Natalie, You’ve Been Punked

I was reading in the Citadel Film Book Series The Films Of Lauren Bacall that the real Helen Gurley Brown was less than thrilled with the film made of her work which was a landmark in feminist literature. Turning it into a poor man’s version of a Rock Hudson-Doris Day sex comedy she probably never envisioned.

The Rock and Doris roles are taken by Tony Curtis and Natalie Wood. Tony plays a writer for a Confidential style magazine, today it would be the National Enquirer. He’s already done articles debunking her credibility as far as being an expert on sex. Now Curtis proposes to publisher Edward Everett Horton to really get to know this person and embarks on a campaign to seduce the sex expert with all the cunning of Ashton Kutcher on the punk. But as what happens in all these films he actually falls for her.

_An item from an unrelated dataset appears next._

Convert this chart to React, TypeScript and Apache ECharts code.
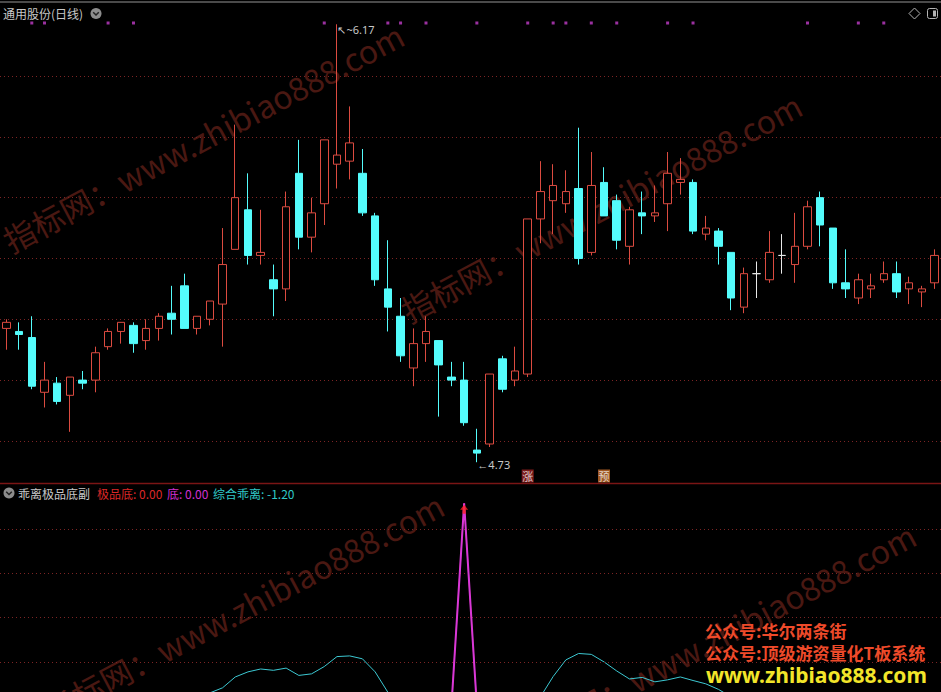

Of course it doesn’t help that he gets in to see her pretending he’s hosiery manufacturer and neighbor Henry Fonda and using his marital problems with Lauren Bacall as his entry to the pop psychologist’s office. In this film Helen Gurley Brown is not the editor of Cosmopolitan Magazine, but a Joyce Brothers type psychologist.

I wish I could remember who said it, but I read a review of this film once where the reviewer said that the parts Fonda and Bacall played in cheaper productions years ago would have been played by Edgar Kennedy and Dot Farley. I should only have said something that brilliant. Watching Fonda I did see traces of the slow burn and Bacall is certainly more chic than Dot Farley. Nevertheless the way they bicker at each other could be the best thing about Sex And The Single Girl. Neither Fonda or Bacall is terribly proud of Sex And The Single Girl. I wonder what could have induced them to appear in this film?

It’s not the worst film that any of the leads or an exceptionally talented name cast of character players ever appeared in. Still these kind of films were being turned out regularly in the late Eisenhower- Kennedy years and this one dates real badly.

Helen Gurley Brown’s name and real contributions to feminism have stood the test of time better than this film has.